What is expected:
Reproduce all of the data exactly.

:::

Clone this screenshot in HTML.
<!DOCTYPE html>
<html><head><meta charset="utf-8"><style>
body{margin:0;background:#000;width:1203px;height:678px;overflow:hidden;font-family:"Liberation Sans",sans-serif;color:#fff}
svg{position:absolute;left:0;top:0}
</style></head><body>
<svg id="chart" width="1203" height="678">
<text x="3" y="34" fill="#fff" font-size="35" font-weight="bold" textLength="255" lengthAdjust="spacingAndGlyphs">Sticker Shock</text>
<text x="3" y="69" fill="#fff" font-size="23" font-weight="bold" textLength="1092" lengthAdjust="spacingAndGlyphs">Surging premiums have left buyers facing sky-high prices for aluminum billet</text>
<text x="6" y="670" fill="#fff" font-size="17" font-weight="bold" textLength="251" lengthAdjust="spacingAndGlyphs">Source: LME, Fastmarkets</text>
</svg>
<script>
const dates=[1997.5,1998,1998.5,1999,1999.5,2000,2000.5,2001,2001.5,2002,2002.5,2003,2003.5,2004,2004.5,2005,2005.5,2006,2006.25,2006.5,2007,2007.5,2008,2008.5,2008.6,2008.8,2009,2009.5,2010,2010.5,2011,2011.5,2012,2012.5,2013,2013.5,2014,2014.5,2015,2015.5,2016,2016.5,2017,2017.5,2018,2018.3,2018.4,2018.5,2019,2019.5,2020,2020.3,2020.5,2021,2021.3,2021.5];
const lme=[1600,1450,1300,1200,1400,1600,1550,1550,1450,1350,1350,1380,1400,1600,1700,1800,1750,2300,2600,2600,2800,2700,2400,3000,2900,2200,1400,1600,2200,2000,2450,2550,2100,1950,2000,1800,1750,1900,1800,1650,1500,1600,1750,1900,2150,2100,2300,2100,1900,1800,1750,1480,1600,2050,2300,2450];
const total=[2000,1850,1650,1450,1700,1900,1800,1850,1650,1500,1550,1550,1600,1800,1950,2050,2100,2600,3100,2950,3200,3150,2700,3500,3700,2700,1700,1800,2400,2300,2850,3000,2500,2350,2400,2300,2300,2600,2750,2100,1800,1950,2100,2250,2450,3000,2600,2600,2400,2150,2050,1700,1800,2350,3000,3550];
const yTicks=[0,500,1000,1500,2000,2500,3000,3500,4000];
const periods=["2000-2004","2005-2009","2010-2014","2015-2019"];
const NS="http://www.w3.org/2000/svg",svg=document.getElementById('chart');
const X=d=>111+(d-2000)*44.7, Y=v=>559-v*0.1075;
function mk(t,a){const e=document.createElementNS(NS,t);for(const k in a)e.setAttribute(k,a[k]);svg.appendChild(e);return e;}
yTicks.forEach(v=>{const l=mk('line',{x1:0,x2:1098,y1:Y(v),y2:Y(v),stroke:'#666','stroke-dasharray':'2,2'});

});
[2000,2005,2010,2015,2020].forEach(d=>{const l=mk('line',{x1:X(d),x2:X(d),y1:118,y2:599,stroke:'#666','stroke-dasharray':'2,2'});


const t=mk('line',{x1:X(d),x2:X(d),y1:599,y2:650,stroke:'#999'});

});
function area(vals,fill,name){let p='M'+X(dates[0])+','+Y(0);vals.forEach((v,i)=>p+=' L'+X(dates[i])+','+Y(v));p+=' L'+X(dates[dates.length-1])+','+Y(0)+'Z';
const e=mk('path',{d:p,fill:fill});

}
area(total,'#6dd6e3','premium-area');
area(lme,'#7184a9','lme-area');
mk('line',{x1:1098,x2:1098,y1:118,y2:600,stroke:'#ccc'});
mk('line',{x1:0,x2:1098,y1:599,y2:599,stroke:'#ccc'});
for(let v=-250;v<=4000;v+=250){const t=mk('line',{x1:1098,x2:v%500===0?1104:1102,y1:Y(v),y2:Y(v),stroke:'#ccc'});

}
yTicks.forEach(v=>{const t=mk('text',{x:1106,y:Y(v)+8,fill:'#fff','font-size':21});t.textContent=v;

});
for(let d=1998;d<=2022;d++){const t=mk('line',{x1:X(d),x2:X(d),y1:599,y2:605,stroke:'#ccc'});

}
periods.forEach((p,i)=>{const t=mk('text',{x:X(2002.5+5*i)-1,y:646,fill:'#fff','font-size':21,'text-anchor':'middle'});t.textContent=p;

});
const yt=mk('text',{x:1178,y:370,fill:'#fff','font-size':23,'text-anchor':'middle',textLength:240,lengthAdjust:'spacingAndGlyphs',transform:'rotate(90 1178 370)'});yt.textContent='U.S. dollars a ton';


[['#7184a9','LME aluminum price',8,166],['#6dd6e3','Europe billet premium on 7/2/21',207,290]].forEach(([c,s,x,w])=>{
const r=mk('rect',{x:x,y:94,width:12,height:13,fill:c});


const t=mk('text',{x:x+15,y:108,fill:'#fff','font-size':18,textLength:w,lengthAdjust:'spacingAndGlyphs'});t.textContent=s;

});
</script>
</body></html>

:::

Result:
Clone this screenshot in HTML.
<!DOCTYPE html>
<html><head><meta charset="utf-8"><style>
body{margin:0;background:#000;width:1203px;height:678px;overflow:hidden;font-family:"Liberation Sans",sans-serif;color:#fff}
svg{position:absolute;left:0;top:0}
</style></head><body>
<svg id="chart" width="1203" height="678">
<text x="3" y="34" fill="#fff" font-size="35" font-weight="bold" textLength="255" lengthAdjust="spacingAndGlyphs">Sticker Shock</text>
<text x="3" y="69" fill="#fff" font-size="23" font-weight="bold" textLength="1092" lengthAdjust="spacingAndGlyphs">Surging premiums have left buyers facing sky-high prices for aluminum billet</text>
<text x="6" y="670" fill="#fff" font-size="17" font-weight="bold" textLength="251" lengthAdjust="spacingAndGlyphs">Source: LME, Fastmarkets</text>
</svg>
<script>
const dates=[1997.5,1998,1998.5,1999,1999.5,2000,2000.5,2001,2001.5,2002,2002.5,2003,2003.5,2004,2004.5,2005,2005.5,2006,2006.25,2006.5,2007,2007.5,2008,2008.5,2008.6,2008.8,2009,2009.5,2010,2010.5,2011,2011.5,2012,2012.5,2013,2013.5,2014,2014.5,2015,2015.5,2016,2016.5,2017,2017.5,2018,2018.3,2018.4,2018.5,2019,2019.5,2020,2020.3,2020.5,2021,2021.3,2021.5];
const lme=[1600,1450,1300,1200,1400,1600,1550,1550,1450,1350,1350,1380,1400,1600,1700,1800,1750,2300,2600,2600,2800,2700,2400,3000,2900,2200,1400,1600,2200,2000,2450,2550,2100,1950,2000,1800,1750,1900,1800,1650,1500,1600,1750,1900,2150,2100,2300,2100,1900,1800,1750,1480,1600,2050,2300,2450];
const total=[2000,1850,1650,1450,1700,1900,1800,1850,1650,1500,1550,1550,1600,1800,1950,2050,2100,2600,3100,2950,3200,3150,2700,3500,3700,2700,1700,1800,2400,2300,2850,3000,2500,2350,2400,2300,2300,2600,2750,2100,1800,1950,2100,2250,2450,3000,2600,2600,2400,2150,2050,1700,1800,2350,3000,3550];
const yTicks=[0,500,1000,1500,2000,2500,3000,3500,4000];
const periods=["2000-2004","2005-2009","2010-2014","2015-2019"];
const NS="http://www.w3.org/2000/svg",svg=document.getElementById('chart');
const X=d=>111+(d-2000)*44.7, Y=v=>559-v*0.1075;
function mk(t,a){const e=document.createElementNS(NS,t);for(const k in a)e.setAttribute(k,a[k]);svg.appendChild(e);return e;}
yTicks.forEach(v=>{const l=mk('line',{x1:0,x2:1098,y1:Y(v),y2:Y(v),stroke:'#666','stroke-dasharray':'2,2'});

});
[2000,2005,2010,2015,2020].forEach(d=>{const l=mk('line',{x1:X(d),x2:X(d),y1:118,y2:599,stroke:'#666','stroke-dasharray':'2,2'});


const t=mk('line',{x1:X(d),x2:X(d),y1:599,y2:650,stroke:'#999'});

});
function area(vals,fill,name){let p='M'+X(dates[0])+','+Y(0);vals.forEach((v,i)=>p+=' L'+X(dates[i])+','+Y(v));p+=' L'+X(dates[dates.length-1])+','+Y(0)+'Z';
const e=mk('path',{d:p,fill:fill});

}
area(total,'#6dd6e3','premium-area');
area(lme,'#7184a9','lme-area');
mk('line',{x1:1098,x2:1098,y1:118,y2:600,stroke:'#ccc'});
mk('line',{x1:0,x2:1098,y1:599,y2:599,stroke:'#ccc'});
for(let v=-250;v<=4000;v+=250){const t=mk('line',{x1:1098,x2:v%500===0?1104:1102,y1:Y(v),y2:Y(v),stroke:'#ccc'});

}
yTicks.forEach(v=>{const t=mk('text',{x:1106,y:Y(v)+8,fill:'#fff','font-size':21});t.textContent=v;

});
for(let d=1998;d<=2022;d++){const t=mk('line',{x1:X(d),x2:X(d),y1:599,y2:605,stroke:'#ccc'});

}
periods.forEach((p,i)=>{const t=mk('text',{x:X(2002.5+5*i)-1,y:646,fill:'#fff','font-size':21,'text-anchor':'middle'});t.textContent=p;

});
const yt=mk('text',{x:1178,y:370,fill:'#fff','font-size':23,'text-anchor':'middle',textLength:240,lengthAdjust:'spacingAndGlyphs',transform:'rotate(90 1178 370)'});yt.textContent='U.S. dollars a ton';


[['#7184a9','LME aluminum price',8,166],['#6dd6e3','Europe billet premium on 7/2/21',207,290]].forEach(([c,s,x,w])=>{
const r=mk('rect',{x:x,y:94,width:12,height:13,fill:c});


const t=mk('text',{x:x+15,y:108,fill:'#fff','font-size':18,textLength:w,lengthAdjust:'spacingAndGlyphs'});t.textContent=s;

});
</script>
</body></html>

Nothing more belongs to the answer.